United States

M&A integration insights shared by insurance industry insiders

Key takeaways from the IASA annual conference


The topic of mergers and acquisitions (M&A) was a leading area of discussion at the annual Insurance Accounting and Systems Association (IASA) conference in June 2018. The event featured a number of other industry-relevant topics as well; however, given today’s low interest rate environment and the availability of capital, M&A was top of mind for many attendees. The panelists offered their perspectives on three different points of view involved in a typical M&A process: the acquirer’s, the acquiree’s and the auditor’s. Key takeaways related to these three areas included the following:


  • Due diligence helps determine the right fit. Researching opportunities and identifying potential targets is an arduous journey that can result in deals sometimes not being consummated. Due diligence is an extremely important part of the process as an acquirer leverages this strategy to find the right fit and right deal design. Rigorous buy-side due diligence can improve the odds of a successful merger or acquisition.

  • IT challenges jeopardize deals. The most common deal breaker involves the target acquisition undergoing an IT system overhaul. Mergers and acquisitions that go wrong can involve a large IT project that inevitably runs over budget and over time causing the integration to be long and painful. Smart buyers know due diligence doesn’t stop with the financial reports. IT due diligence is a must as well.


  • A central point of contact strengthens M&A process communication. It is important for the acquiree to have a centralized point of contact to oversee the merger or acquisition. This will reduce the chance of missed communications and misinterpretations.

  • Embrace change throughout the process. To ensure intended synergies are realized and cultural fit is achieved, the acquiree must recognize that changes are expected. An acquiree must embrace this change and actively seek ways to reach the desired outcomes.
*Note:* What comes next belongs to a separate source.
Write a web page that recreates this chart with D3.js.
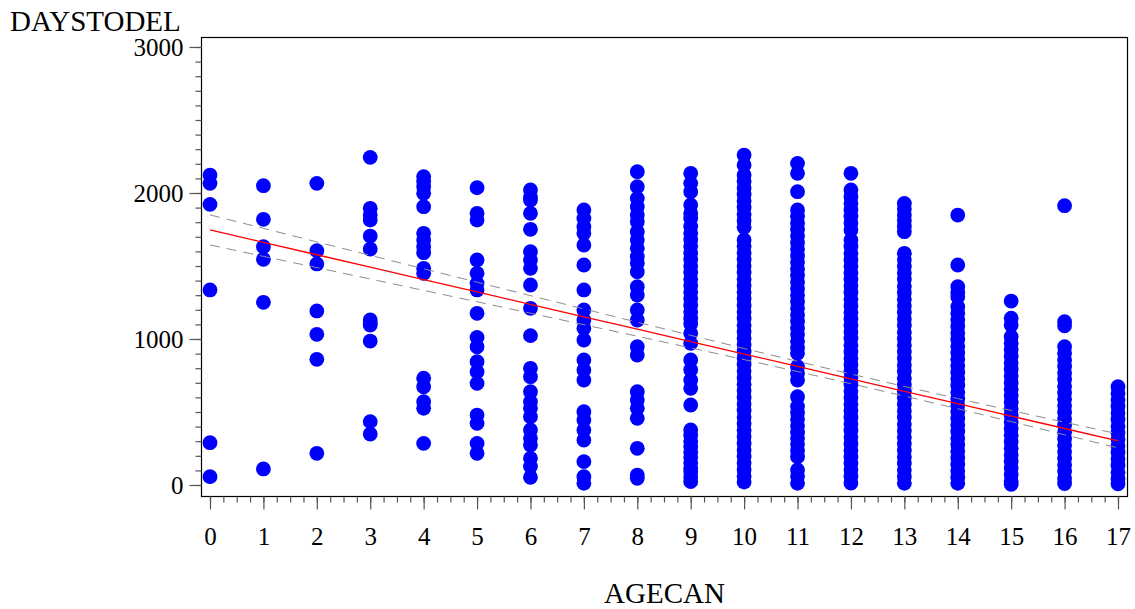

  • Communicate early. Both acquirers and acquirees should bring in their advisors to meet with the auditor as soon as possible during a potential merger or acquisition. An auditor can provide perspective, key insurance industry knowledge and insight based upon previous experiences. In addition, the auditor can gain a better understanding of the transaction as it is occurring if brought in early during the M&A process.

  • Communicate frequently. Communicating with your auditor, for both acquirer and acquiree, frequently can improve the pre- and post-acquisition phases due to the resources and business relationships the auditor may bring to the table. With so many hazards that can derail a successful merger or acquisition, the auditor can be a valuable resource and provide relevant perspective throughout the process.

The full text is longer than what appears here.